If a CMV (tractor-trailer in my case) has more than the required number of lights (for example, instead of the 5 on the rear for clearance lights, they have a strip of lights all the way across), is this a violation?
If they have more than the proper number of lights and have a light or two out, but still have at least the required number up, is this a violation? Again, thinking toward those trucks with a long strip of lights -- and would it matter which ones... for example, if the right-most one on the rear was out (one of the required ones in this case).
Lastly, I've had a couple drivers want to put lights in odd places -- in the windows and on the grill, for example. It seems to me as though this would be in violation as well, even if they were amber.
Thanks in advance for your help!


----------



## otherstate329 (Jun 19, 2008)

They should be amber lights, like the D.O.T. Anything else you will run into legality issues. If it was a security company, expecially on private property, thats different. Hope this helps.


----------



## vonart (May 26, 2008)

otherstate329 said:


> They should be amber lights, like the D.O.T. Anything else you will run into legality issues. If it was a security company, expecially on private property, thats different. Hope this helps.


So, amber lights are okay up front, and the extras are okay? Thanks, by the way.

Now...to figure out what the deal is with what happens when they burn out (aside from me getting up on a rickety ladder...).


----------



## vonart (May 26, 2008)

Wolfman said:


> Keeping it simple, if you have a light on your vehicle it needs to be working.

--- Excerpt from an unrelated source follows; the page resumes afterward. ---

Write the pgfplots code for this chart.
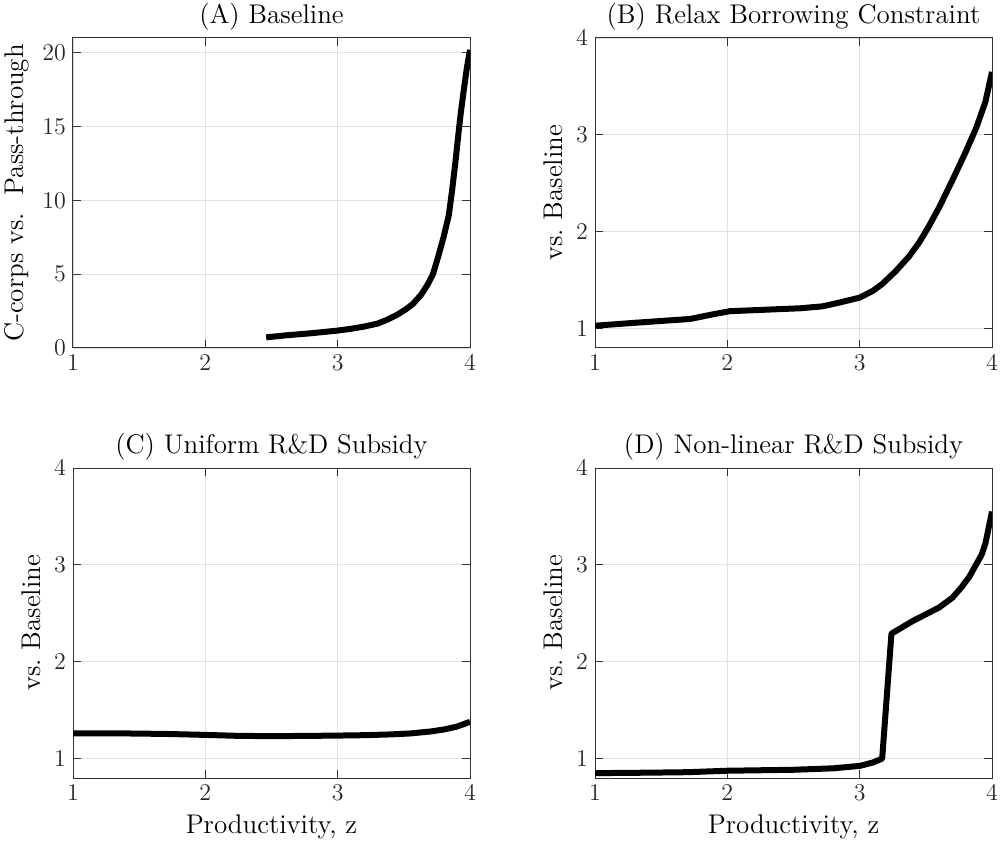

Awesome. That's exactly what I was looking for. Thanks much!


----------



## otherstate329 (Jun 19, 2008)

I checked with a few guys, anything Amber and/or white(clear) is fine. It can go anywhere on your vehicle or trailer. Hope this helps.


----------



## vonart (May 26, 2008)

otherstate329 said:


> I checked with a few guys, anything Amber and/or white(clear) is fine. It can go anywhere on your vehicle or trailer. Hope this helps.


Awesome -- thanks for being so helpful!


----------



## futureMSP (Jul 1, 2002)

One of the regulations does say that there can only be three rear identification lamps, no more. It is not something that is enforced, at least not in New England. At training in MA we are told to not enforce it, more lights = more visible. All the NE & NY go to MA for training, so it should be universally unenforced.

Under 393.9, all *Required* lights must be capable of operation. If you have three rear identification lamps working, you are safe federally. Locally, all lights need to be working. You would run into state law violations with non-working lights.


----------



## vonart (May 26, 2008)

futureMSP said:


> One of the regulations does say that there can only be three rear identification lamps, no more. It is not something that is enforced, at least not in New England. At training in MA we are told to not enforce it, more lights = more visible. All the NE & NY go to MA for training, so it should be universally unenforced.
> 
> Under 393.9, all *Required* lights must be capable of operation. If you have three rear identification lamps working, you are safe federally. Locally, all lights need to be working. You would run into state law violations with non-working lights.


I'd heard something about that with the ID/clearance lights, but saw so many trucks with the full strip of them that I was confused. I suppose at this point, I'm really only concerned with MA and CT now (not 48 states like I was when I was OTR) so that works for me.

Thanks for the info!


----------